▶ **TASK BRIEF**:
Could the lines from the start of the data through the line with "YAxis, CartesianGrid, LabelList" be set down exactly, with no pictures among them?

▶ **COLLECTED MATERIAL**:
============
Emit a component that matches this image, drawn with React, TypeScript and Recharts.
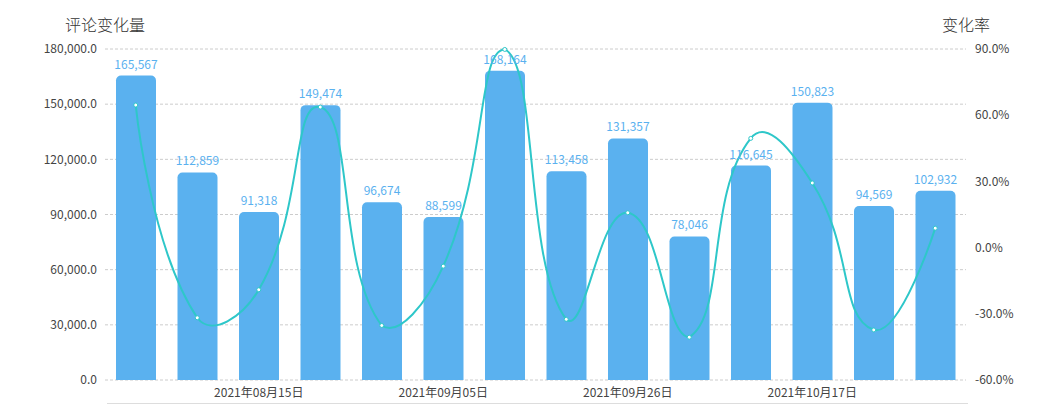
import React from 'react';
import { ComposedChart, Bar, Line, XAxis, YAxis, CartesianGrid, LabelList } from 'recharts';

const dates = [
  '2021年08月01日', '2021年08月08日', '2021年08月15日', '2021年08月22日', '2021年08月29日',
  '2021年09月05日', '2021年09月12日', '2021年09月19日', '2021年09月26日', '2021年10月03日',
  '2021年10月10日', '2021年10月17日', '2021年10月24日', '2021年10月31日',
];
const commentChange = [165567, 112859, 91318, 149474, 96674, 88599, 168164, 113458, 131357, 78046, 116645, 150823, 94569, 102932];
const changeRate = [64.6, -31.8, -19.1, 63.7, -35.3, -8.4, 89.8, -32.5, 15.8, -40.6, 49.5, 29.3, -37.3, 8.8];
const shownDates = ['2021年08月15日', '2021年09月05日', '2021年09月26日', '2021年10月17日'];
const leftTicks = [0, 30000, 60000, 90000, 120000, 150000, 180000];
const rightTicks = [-60, -30, 0, 30, 60, 90];

const data = dates.map((d, i) => ({ date: d, count: commentChange[i], rate: changeRate[i] }));

const BAR = '#5ab1ef';
const LINE = '#2ec7c9';
const FONT = "'Noto Sans CJK SC', 'Noto Sans', sans-serif";

// echarts-4 style smooth curve (smooth = 0.5, constrained to point bbox)
const echartsSmooth = (context: any) => {
  let xs: number[] = [];
  let ys: number[] = [];
  return {
    areaStart() {},
    areaEnd() {},
    lineStart() { xs = []; ys = []; },
    point(x: number, y: number) { xs.push(+x); ys.push(+y); },
    lineEnd() {
      const n = xs.length;
      if (!n) return;
      const s = 0.5;
      const minX = Math.min(...xs), maxX = Math.max(...xs);
      const minY = Math.min(...ys), maxY = Math.max(...ys);
      const cx = (v: number) => Math.max(minX, Math.min(maxX, v));
      const cy = (v: number) => Math.max(minY, Math.min(maxY, v));
      context.moveTo(xs[0], ys[0]);
      let cp0x = xs[0], cp0y = ys[0];
      let vx = 0, vy = 0, r = 0.5;
      for (let i = 1; i < n; i++) {
        const x = xs[i], y = ys[i];
        const px = xs[i - 1], py = ys[i - 1];
        let cp1x = x, cp1y = y;
        if (i + 1 < n) {
          const nx = xs[i + 1], ny = ys[i + 1];
          vx = nx - px; vy = ny - py;
          const d0 = Math.hypot(x - px, y - py);
          const d1 = Math.hypot(nx - x, ny - y);
          r = d0 + d1 > 0 ? d1 / (d0 + d1) : 0.5;
          cp1x = x - vx * s * (1 - r);
          cp1y = y - vy * s * (1 - r);
        }
        context.bezierCurveTo(cx(cp0x), cy(cp0y), cx(cp1x), cy(cp1y), x, y);
        cp0x = x + vx * s * r;
        cp0y = y + vy * s * r;
      }
    },
  };
};

const fmtLeft = (v: number) => v.toLocaleString('en-US', { minimumFractionDigits: 1, maximumFractionDigits: 1 });
const fmtRight = (v: number) => `${v.toFixed(1)}%`;

const titleStyle: React.CSSProperties = {
  position: 'absolute',
  top: 6,
  transform: 'translateX(-50%)',
  fontSize: 16,
  lineHeight: '20px',
  color: '#333',
  fontWeight: 300,
  whiteSpace: 'nowrap',
};

export default function App() {
  return (
    <div style={{ position: 'relative', width: 1045, height: 396, fontFamily: FONT }}>
      <div style={{ ...titleStyle, left: 97 }}>评论变化量</div>
      <div style={{ ...titleStyle, left: 958 }}>变化率</div>
      <ComposedChart width={1045} height={396} data={data} margin={{ top: 41, right: 0, bottom: 0, left: 0 }}>
        <CartesianGrid yAxisId="left" vertical={false} stroke="#ccc" strokeDasharray="3 2" />
        <XAxis
          dataKey="date"
          height={24}
          axisLine={false}
          tickLine={false}
          interval={0}
          tickSize={6}
          tickMargin={2}
          tick={{ fontSize: 12, fill: '#444', fontFamily: FONT }}
          tickFormatter={(v: string) => (shownDates.includes(v) ? v : '')}
        />
        <YAxis
          yAxisId="left"
          orientation="left"
          width={97}
          domain={[0, 180000]}
          ticks={leftTicks}
          axisLine={false}
          tickLine={false}
          tickSize={6}
          tickMargin={2}
          tick={{ fontSize: 12, fill: '#444', fontFamily: FONT }}
          tickFormatter={fmtLeft}
        />
        <YAxis
          yAxisId="right"
          orientation="right"
          width={87}
          domain={[-60, 90]}
          ticks={rightTicks}
          axisLine={false}
          tickLine={false}
          tickSize={6}
          tickMargin={3}
          tick={{ fontSize: 12, fill: '#444', fontFamily: FONT }}
          tickFormatter={fmtRight}
        />
        <Bar yAxisId="left" dataKey="count" fill={BAR} barSize={40} radius={[5, 5, 0, 0]} isAnimationActive={false}>
          <LabelList
            dataKey="count"
            position="top"
            offset={7}
            fill={BAR}
            fontSize={12}
            fontFamily={FONT}
            formatter={(v: any) => Number(v).toLocaleString('en-US')}
          />
        </Bar>
        <Line
          yAxisId="right"
          dataKey="rate"
          type={echartsSmooth as any}
          stroke={LINE}
          strokeWidth={2}
          dot={{ r: 2, fill: '#fff', stroke: LINE, strokeWidth: 1 }}
          activeDot={false}
          isAnimationActive={false}
        />
      </ComposedChart>
      <div style={{ position: 'absolute', left: 99, top: 395, width: 861, height: 1, background: '#ddd' }} />
    </div>
  );
}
============
▶ **COMPLETE RESPONSE**:
Emit a component that matches this image, drawn with React, TypeScript and Recharts.
import React from 'react';
import { ComposedChart, Bar, Line, XAxis, YAxis, CartesianGrid, LabelList } from 'recharts';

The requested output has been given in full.